Surrounded by blob monsters and assassins and metahumans, it’s not surprising that Deadshot/Floyd Lawton (or anyone in the Squad, really) might want to protect Harley–she’s barely 5′6″, and a girl. But Floyd’s (surprisingly well-developed) relationship with her is neither as sexist nor as simplistic as that.
Though you might expect him to, Floyd doesn’t protect Harley from the blob monsters. Firstly, there’s no need – they’re both killers. Secondly, she would probably shoot him for trying. Floyd trusts Harley to handle herself, which means he takes care of her, but only when she needs it. More importantly, he trusts Harley to take care of Rick Flag, not once, but twice – the importance of which cannot be overstated, given that his death means the immediate execution of each and every one of them. What Floyd protects Harley from is herself–when she’s distracted by the dead blob thing in the middle of a firefight, when she has a flashback on the stairwell, when she runs straight towards the enchantress without thinking. They’ve barely known each other a day, but Floyd already knows her. He can distinguish between what Harley needs to be protected from (her bad habits) and what she can handle on her own (pretty much everything else) because he sees her as a partner and treats her as such.
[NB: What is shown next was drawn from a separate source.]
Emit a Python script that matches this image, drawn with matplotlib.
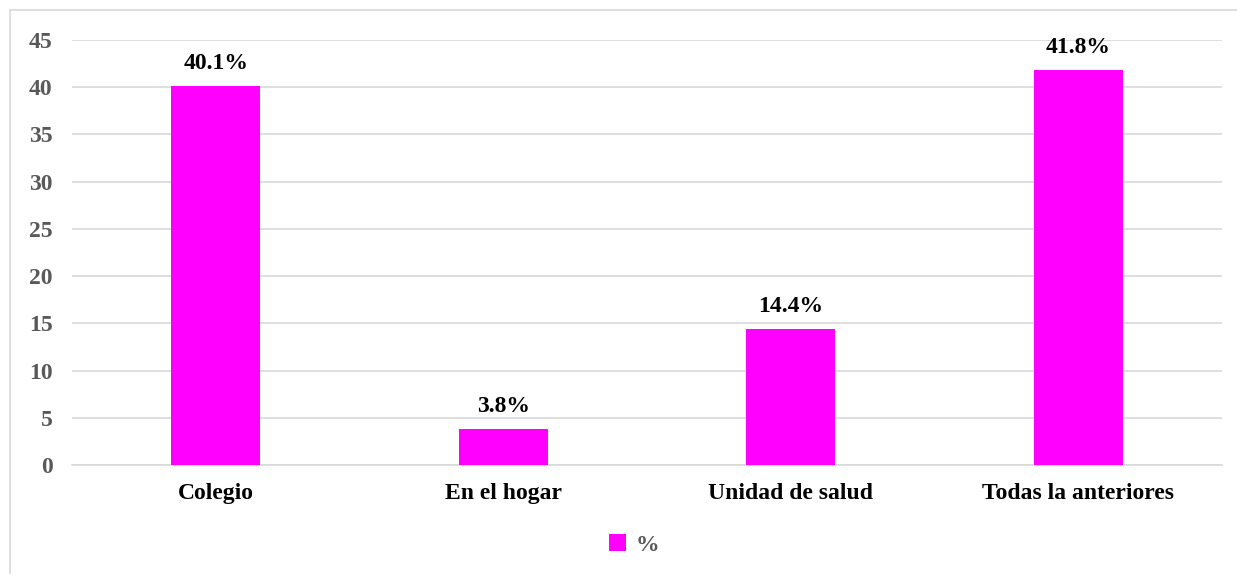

Even knowing what she’s capable of, Floyd never makes the mistake of seeing Harley as a ticking time bomb. Everyone else on the Squad (Boomerang in particular) seems to treat her like she’s radioactive–pretty to look at, but hazardous to your health. Floyd is the only person who treats her like a human being, instead of just a pretty weapon. Harley’s even guilty of this herself – hiding her relationship with Joker, masking her vulnerabilities, running headfirst into danger – and she does it mostly with words, her second-deadliest weapon. What Floyd does in Suicide Squad is bypass her words entirely. Whether they’re speaking with words (in the stairwell, during shootouts), through glances (on the helicopter, or on the roof), or through touch (on the car, fighting the Enchantress), Floyd can always tell what Harley’s really saying, which allows her to be her truest self with him. It’s like they operate on a level of understanding that no one else in the Squad can touch, which is why their relationship becomes tactile halfway through the film–they don’t need words anymore.
Wow that got long. ANYWAYS Floyd and Harley are sweet and lovely and perfect and wonderful together (and Will Smith better be in the freaking Harley movie or I’m fighting someone).